Réinventer la banque grâce aux données

« Plus de 70 % des clients se disent prêts à payer plus, à souscrire de nouveaux produits ou à augmenter leurs avoirs, si leur banque leur proposait de meilleurs conseils pour les aider à atteindre leurs objectifs financiers. Une conclusion s’impose : le salut passera par une ultrapersonnalisation pertinente et par la pleine maîtrise du Big Data [croisement de multiples données, bancaires et personnelles, de chaque client, NDLR]. À ne pas exploiter le Big Data, les banques courent à leur perte. Leur grand défi sera de l’utiliser en offrant une valeur ajoutée, perçue comme telle par leurs clients, et en renforçant la relation de confiance. (…) Le modèle du freemium, en vigueur sur bon nombre d’applications mobiles et celui de sites comme LinkedIn, est voué à un bel avenir. Il s’agit d’offrir un produit d’appel simple et très bon marché, et de l’associer à des options d’optimisation payantes auxquelles le client choisit explicitement de souscrire. Rien ne lui est imposé. »

Trois scénarios de « banque fiction »

Scénario 1 - l’extinction de l’espèce bancaire : « Tous les métiers de la banque ont (…) été avalés par de nouveaux entrants issus d’un univers totalement étranger à la finance. (…) L’argent n’est plus sur des comptes auprès d’institutions qui ont pignon sur rue, il est scellé dans des clouds financiers, des coffres-forts numériques, accessibles en permanence au bon vouloir du client qui pense avoir repris le pouvoir sur son argent.
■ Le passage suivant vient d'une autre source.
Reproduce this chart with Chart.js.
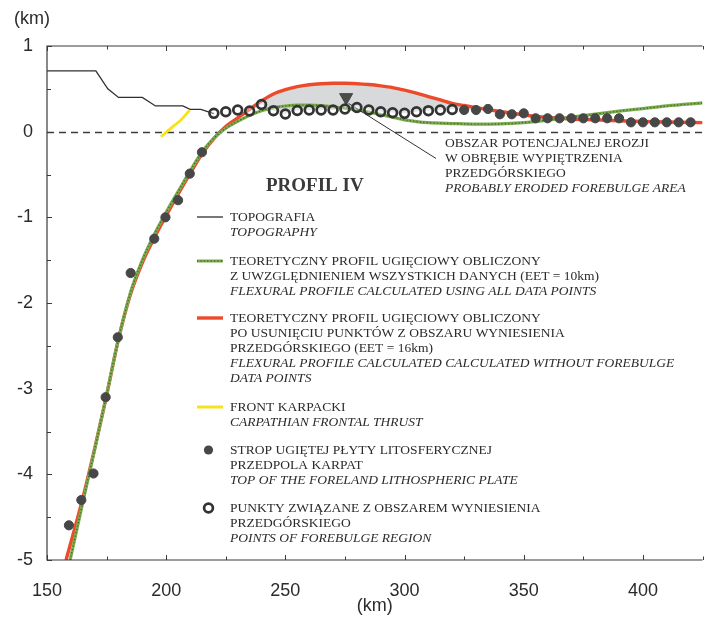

Il l’a en fait retiré aux banques, mais transféré et délégué à la technologie superintelligente. Fini le temps où on était marié à une banque, désormais les consommateurs jonglent avec plusieurs clouds et transfèrent leurs économies en quelques secondes. »

Scénario 2 - l’évolution des agences du réel au virtuel : « Tout le monde aurait parié sur leur mort, mais les agences bancaires ont pourtant ressuscité. (…) Elles ont lancé des investissements de rupture dans la digitalisation de leurs services, et entrepris une grande opération de séduction, en rénovant leurs agences et en repensant leur réseau. (…) Plusieurs types d’agences ont vu le jour. Des microagences de proximité, proposant une offre en self-service et la possibilité d’entrer en contact avec un conseiller généraliste en visioconférence, et des agences à forte valeur ajoutée, animées par des conseillers spécialistes, dont le rôle n’est pas de vendre des produits, mais d’apporter des réponses à des problématiques. »

Scénario 3 - la mutation des banques en hypermarchés financiers : « Ces banques d’un genre nouveau ne vendent plus seulement des crédits et des portefeuilles d’actions, mais aussi des voitures, de la domotique, des services à la personne, de l’immobilier, des offres variées issues de marques différentes. En fait, les banques sont devenues des sociétés de courtage. Elles proposent, le client dispose. Mais c’est à présent un client autonome qui possède une solide éducation financière. C’est l’ère de la banque à la carte. »

« Changeons la banque ! Plaidoyer pour une banque qui rend plus autonome » de Benoît Legrand, à paraître le 9 avril dans la collection Documents du Cherche-Midi.